Dollar, global equity markets gain as Fed taper seen delayed until next year
(Reuters) – The dollar gained and global equity markets traded at five-year highs on Monday, lifted by a healthy outlook for stocks as markets awaited a backlog of U.S. economic data that could yield clues on when the Federal Reserve begins to pare its stimulus program.
Wall Street opened mostly higher on the realization the U.S. fiscal impasse that was resolved last week by pushing decisions into early next year will likely keep the Fed’s bond buying in place well into next year, which would be good for equities.
The United States is enjoying moderate growth with tame inflation, a type of Goldilocks economy that is neither too hot nor too cold but has been distorted by the Fed’s intervention.

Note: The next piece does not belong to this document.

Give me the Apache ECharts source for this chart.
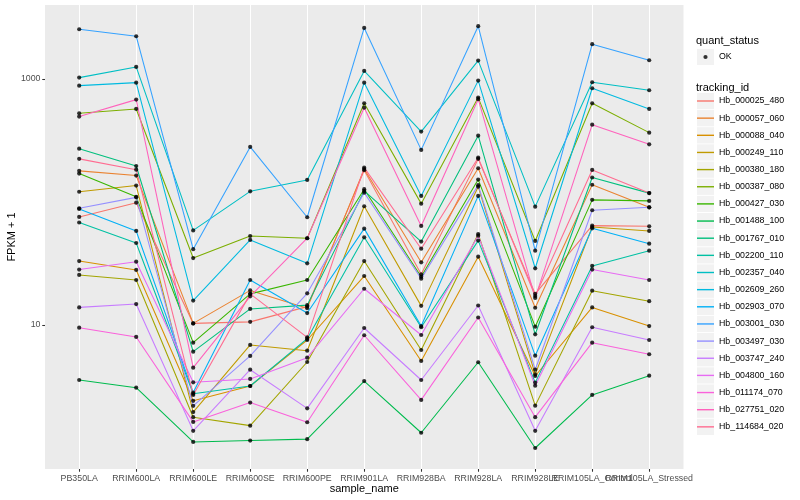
<!DOCTYPE html>
<html><head><meta charset="utf-8">
<script src="https://cdn.jsdelivr.net/npm/echarts@6/dist/echarts.min.js"></script>
<style>html,body{margin:0;padding:0;background:#fff}#c{width:800px;height:500px}</style>
</head><body><div id="c"></div>
<script>
// ---------------- data ----------------
const categories = ['PB350LA','RRIM600LA','RRIM600LE','RRIM600SE','RRIM600PE','RRIM901LA','RRIM928BA','RRIM928LA','RRIM928LE','RRIM105LA_Control','RRIM105LA_Stressed'];
const trackingIds = ['Hb_000025_480','Hb_000057_060','Hb_000088_040','Hb_000249_110','Hb_000380_180','Hb_000387_080','Hb_000427_030','Hb_001488_100','Hb_001767_010','Hb_002200_110','Hb_002357_040','Hb_002609_260','Hb_002903_070','Hb_003001_030','Hb_003497_030','Hb_003747_240','Hb_004800_160','Hb_011174_070','Hb_027751_020','Hb_114684_020'];
const Hb_000025_480 = [75.5, 98.7, 10.3, 10.6, 14.1, 181, 25.8, 224, 17.9, 64.2, 63.4];
const Hb_000057_060 = [179, 164, 10.3, 19.1, 13.7, 185, 32.3, 188, 13.8, 138, 90.5];
const Hb_000088_040 = [33.1, 28.0, 2.42, 3.19, 7.55, 25.0, 5.10, 35.9, 3.85, 13.9, 9.8];
const Hb_000249_110 = [121, 136, 1.96, 6.88, 6.18, 92.3, 14.3, 133, 3.97, 62.6, 58.1];
const Hb_000380_180 = [25.5, 23.2, 1.78, 1.52, 5.00, 33.1, 6.26, 54.9, 2.21, 19.0, 15.6];
const Hb_000387_080 = [526, 570, 35.0, 52.9, 50.7, 634, 96.9, 705, 48.2, 634, 366];
const Hb_000427_030 = [170, 110, 7.18, 17.9, 23.2, 127, 24.7, 152, 9.69, 104, 102];
const Hb_001488_100 = [3.57, 3.09, 1.12, 1.15, 1.18, 3.50, 1.33, 4.98, 1.00, 2.70, 3.87];
const Hb_001767_010 = [271, 196, 6.07, 13.5, 14.5, 123, 47.6, 346, 8.40, 158, 118];
const Hb_002200_110 = [68.1, 46.4, 2.76, 3.19, 7.74, 51.6, 9.58, 48.5, 3.40, 30.2, 40.2];
const Hb_002357_040 = [1025, 1252, 58.7, 122, 151, 1161, 373, 1409, 91.6, 940, 809];
const Hb_002609_260 = [882, 933, 15.8, 49.1, 31.7, 933, 112, 969, 28.9, 840, 570];
const Hb_002903_070 = [87.7, 58.1, 2.82, 23.2, 12.5, 60.7, 9.8, 112, 5.63, 61.1, 45.8];
const Hb_003001_030 = [2535, 2224, 41.3, 280, 75.1, 2597, 265, 2683, 40.2, 1915, 1419];
const Hb_003497_030 = [88.9, 109, 2.20, 5.60, 18.1, 119, 23.8, 137, 4.33, 85.6, 90.5];
const Hb_003747_240 = [13.9, 14.8, 1.38, 4.33, 2.10, 9.45, 3.57, 14.4, 1.38, 9.58, 7.55];
const Hb_004800_160 = [28.2, 32.7, 3.42, 3.64, 5.42, 19.7, 8.29, 53.2, 3.21, 28.2, 23.2];
const Hb_011174_070 = [9.51, 7.99, 1.63, 2.34, 1.62, 8.25, 2.46, 11.5, 1.78, 7.18, 5.78];
const Hb_027751_020 = [494, 679, 4.50, 17.1, 50.7, 584, 63.8, 684, 16.6, 425, 294];
const Hb_114684_020 = [224, 183, 2.70, 17.9, 7.94, 190, 41.7, 229, 17.2, 182, 118];
const seriesValues = [Hb_000025_480, Hb_000057_060, Hb_000088_040, Hb_000249_110, Hb_000380_180, Hb_000387_080, Hb_000427_030, Hb_001488_100, Hb_001767_010, Hb_002200_110, Hb_002357_040, Hb_002609_260, Hb_002903_070, Hb_003001_030, Hb_003497_030, Hb_003747_240, Hb_004800_160, Hb_011174_070, Hb_027751_020, Hb_114684_020];
const yTickLabels = [10, 1000];
const yRange = [0.675, 3990];

// ---------------- style ----------------
const colors = ['#F8766D','#EA8331','#D89000','#C09B00','#A3A500','#7CAE00','#39B600','#00BB4E','#00BF7D','#00C1A3','#00BFC4','#00BAE0','#00B0F6','#35A2FF','#9590FF','#C77CFF','#E76BF3','#FA62DB','#FF62BC','#FF6C91'];
const FONT = "'Liberation Sans', Arial, sans-serif";
const panel = {left: 45, top: 5, width: 638.5, height: 464};
const band = 57.0;
const dataGrid = {left: panel.left + 0.1 * band, top: panel.top, width: band * categories.length, height: panel.height};
const keyPitch = 17.15, keyTop = 92.5, keyLeft = 697, keySize = 17;

const linePath = 'path://M0,0 M17,17 M0,7.8 L17,7.8 L17,9.2 L0,9.2 Z';
const dotPath = 'path://M0,0 M17,17 M6.4,8.5 A2.1,2.1 0 1 1 10.6,8.5 A2.1,2.1 0 1 1 6.4,8.5 Z';

const lineSeries = trackingIds.map((id, i) => ({
  name: id, type: 'line', xAxisIndex: 1, yAxisIndex: 1,
  data: seriesValues[i], symbol: 'none', color: colors[i],
  lineStyle: {width: 1.07, color: colors[i]}, z: 2, silent: true
}));
const pointData = [];
seriesValues.forEach(vals => vals.forEach((v, j) => pointData.push([j, v])));
const pointSeries = {
  name: 'OK', type: 'scatter', xAxisIndex: 1, yAxisIndex: 1, data: pointData,
  symbol: 'circle', symbolSize: 4.2, color: '#000', itemStyle: {color: '#000'}, z: 5, silent: true
};

const graphics = [
  {type: 'text', x: 696, y: 40.5, style: {text: 'quant_status', font: '11px ' + FONT, fill: '#000', verticalAlign: 'middle'}},
  {type: 'rect', shape: {x: keyLeft, y: 48.9, width: keySize, height: keySize - 0.9}, style: {fill: '#F2F2F2'}},
  {type: 'text', x: 696, y: 87.5, style: {text: 'tracking_id', font: '11px ' + FONT, fill: '#000', verticalAlign: 'middle'}},
  {type: 'text', x: 12, y: panel.top + panel.height / 2, rotation: Math.PI / 2,
   style: {text: 'FPKM + 1', font: '11px ' + FONT, fill: '#000', align: 'center', verticalAlign: 'middle'}},
  {type: 'text', x: panel.left + panel.width / 2, y: 488.5,
   style: {text: 'sample_name', font: '11px ' + FONT, fill: '#000', align: 'center', verticalAlign: 'middle'}}
];
trackingIds.forEach((id, i) => graphics.push({type: 'rect', shape: {x: keyLeft, y: keyTop + i * keyPitch + 0.4, width: keySize, height: keyPitch - 0.9}, style: {fill: '#F2F2F2'}}));

const isLabelTick = v => yTickLabels.some(t => Math.abs(Math.log10(v) - Math.log10(t)) < 1e-6);

const option = {
  animation: false,
  backgroundColor: '#fff',
  textStyle: {fontFamily: FONT},
  graphic: graphics,
  grid: [
    {left: panel.left, top: panel.top, width: panel.width, height: panel.height, show: true, backgroundColor: '#EBEBEB', borderWidth: 0, outerBoundsMode: 'none', containLabel: false},
    {left: dataGrid.left, top: dataGrid.top, width: dataGrid.width, height: dataGrid.height, show: false, outerBoundsMode: 'none', containLabel: false}
  ],
  xAxis: [
    {type: 'value', gridIndex: 0, min: 0, max: 1, show: false},
    {type: 'category', gridIndex: 1, data: categories, position: 'bottom', boundaryGap: true,
     axisLine: {show: false},
     axisTick: {show: true, alignWithLabel: true, inside: true, length: panel.height, interval: 0, lineStyle: {color: '#FFFFFF', width: 1.07}},
     axisLabel: {show: true, interval: 0, margin: 5, fontSize: 8.8, color: '#4D4D4D', hideOverlap: false, fontFamily: FONT},
     splitLine: {show: false}},
    {type: 'category', gridIndex: 1, data: categories, position: 'bottom', boundaryGap: true,
     axisLine: {show: false}, axisLabel: {show: false}, splitLine: {show: false},
     axisTick: {show: true, alignWithLabel: true, inside: false, length: 2.75, interval: 0, lineStyle: {color: '#333333', width: 1.07}}}
  ],
  yAxis: [
    {type: 'log', logBase: 10, gridIndex: 0, min: yRange[0], max: yRange[1],
     axisLine: {show: false},
     axisTick: {show: true, customValues: yTickLabels, length: 2.75, lineStyle: {color: '#333333', width: 1.07}},
     axisLabel: {show: true, customValues: yTickLabels, margin: 4.5, fontSize: 8.8, color: '#4D4D4D', fontFamily: FONT,
       formatter: v => isLabelTick(v) ? String(Math.round(v)) : ''},
     splitLine: {show: true, showMinLine: false, showMaxLine: false, lineStyle: {color: '#FFFFFF', width: 1.07}}},
    {type: 'log', logBase: 10, gridIndex: 1, min: yRange[0], max: yRange[1], show: false, splitLine: {show: false}}
  ],
  legend: [
    {data: [{name: 'OK', icon: dotPath}], orient: 'vertical', left: keyLeft, top: 48.5,
     itemWidth: keySize, itemHeight: keySize, itemGap: 0, selectedMode: false, padding: 0,
     itemStyle: {borderWidth: 0}, textStyle: {fontSize: 8.8, color: '#000', fontFamily: FONT}},
    {data: trackingIds.map(id => ({name: id, icon: linePath})), orient: 'vertical', left: keyLeft, top: keyTop,
     itemWidth: keySize, itemHeight: keySize, itemGap: keyPitch - keySize, selectedMode: false, padding: 0,
     itemStyle: {borderWidth: 0}, textStyle: {fontSize: 8.8, color: '#000', fontFamily: FONT}}
  ],
  series: lineSeries.concat([pointSeries])
};

const chart = echarts.init(document.getElementById('c'), null, {renderer: 'canvas'});
chart.setOption(option);
</script>
</body></html>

“I wouldn’t bet against the market in the short term. Investors as a group seem to have decided that the Fed is on board for the foreseeable future,” said Brad McMillan, chief investment officer at Commonwealth Financial in Waltham, Massachusetts. “It’s Goldilocks’ evil twin.”
MSCI’s world equity index .MIWD00000PUS, which tracks shares in 45 countries, was up as much as 0.7 percent before flattening, while the FTSEurofirst 300 index .FTEU3 of leading European shares rose 0.14 percent to 1,279.43.
Solid corporate earnings from the likes of Philips (PHG.AS), whose shares jumped 6.5 percent after it reported a near tripling of its third-quarter net profit, lifted European shares.
The Dow Jones industrial average .DJI was down 27.25 points, or 0.18 percent, at 15,372.40. The Standard & Poor’s 500 Index .SPX was down 1.86 points, or 0.11 percent, at 1,742.64. The Nasdaq Composite Index .IXIC was up 4.53 points, or 0.12 percent, at 3,918.81.
The day’s U.S. economic data supported views of modest growth.
U.S. home resales fell in September and prices rose at their slowest pace in five months, the latest signs higher mortgage rates were taking some edge off the housing market recovery.
The National Association of Realtors said on Monday home sales fell 1.9 percent to an annual rate of 5.29 million units. August’s sales pace was revised down to 5.39 million units from the previously reported 5.48 million units.